Located at 43 S. Washington Street, it is easy to miss Whole in the Wall, a small and understated restaurant that caters to a crowd looking for food that is both well-prepared and well-sourced. Luckily, the bold shade of red paint of its facade caught my eye. Soon enough, its menu would have me talking as well.
Whole in the Wall’s interior consists of beautiful woodwork, complete with parquet flooring, tapestries and wooden paneling from floor to ceiling. On the intangible side, Whole in the Wall provided us with optimal customer service and pleasant conversation with its owner, Eliot Fiks.
For an appetizer we opted to sample the entire prix fixe. We tried crisp broccoli tempura florets and spiced falafel, as well as baba ganoush and roasted tomato hummus served with warmed pita slices. The baba ganoush, a spread made from eggplant, was my favorite of the dipping sauces, yet the hummus was suffocated by the addition of a sun dried tomato paste. We also had a garlic bread ball, which was served in a bowl of its own; a distinction we thought it merited.
Next came the minestrone soup, which was the soup du jour rather than a staple for its Restaurant Week selection. It was tasteful but otherwise not particularly memorable. Other options include Japanese miso and creamy mushroom soup.
As it came time for an entree, the photographer and I further globe trotted with our taste buds. My dining partner selected a duo pesto pasta with a spinach pesto and sun-dried tomato pesto. I chose the whole enchilada, the spicier option. The enchilada was deliciously seasoned, however, the garnish of cucumber, tomato and dilled sour cream not only obstructed its presentation but lent the dish an unwanted taste of Israeli salad.
My dining partner’s pesto was light and refreshing. We were both surprised to learn that pesto was not simply a pungent basil sauce but rather any sauce created from mincing herbs, tomatoes or peppers on a pestle. Whole in the Wall is most noted for its renowned selection of homemade pesto sauces.

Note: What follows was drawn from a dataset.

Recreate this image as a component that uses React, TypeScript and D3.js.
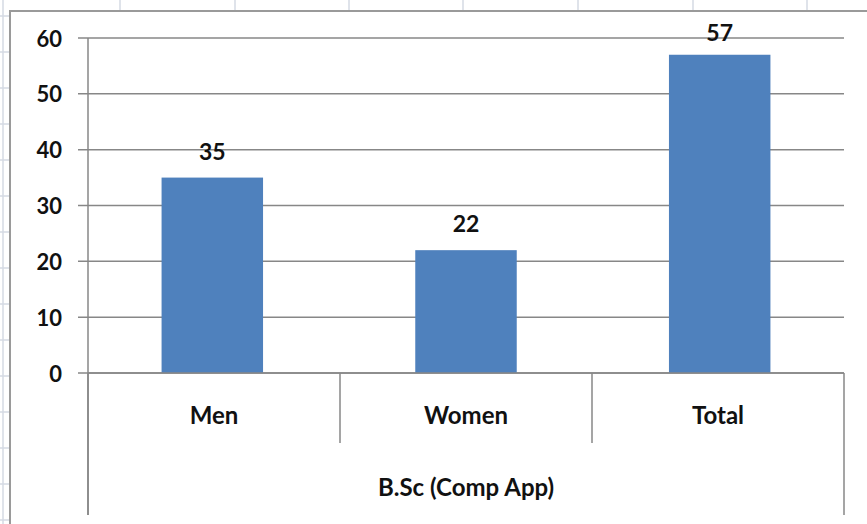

In terms of cuisine, Whole in the Wall excels in its worldliness. It has no singular genre, rather, it features an eclectic mix of tastes from dishes around the globe. When restaurants do this they often run the risk of confusing or neglecting certain items on the menu. However, in Whole in the Wall’s case, the lack of a geographic focus did not mean a lower standard of taste.
We completed the meal with the brownie sundae teaser. Suggestively advertised as being “almost as good as … well, you know,” the first bite of this dessert did indeed come close. The brownies, feted with whipped cream and a sweet raspberry sauce, were presented on a dainty porcelain dish. A deceptive mode of presentation for a dessert that sent an excellent and bold shock to our palettes.
Although I would prefer a restaurant to stick to one cuisine, Whole in the Wall’s scope of tastes provides multiple opportunities for a tasty meal. Its generous accommodations to dietary restrictions is also a perk for the ethical eater. If traveling the course of the world in the span of one meal excites you, then this is definitely your joint.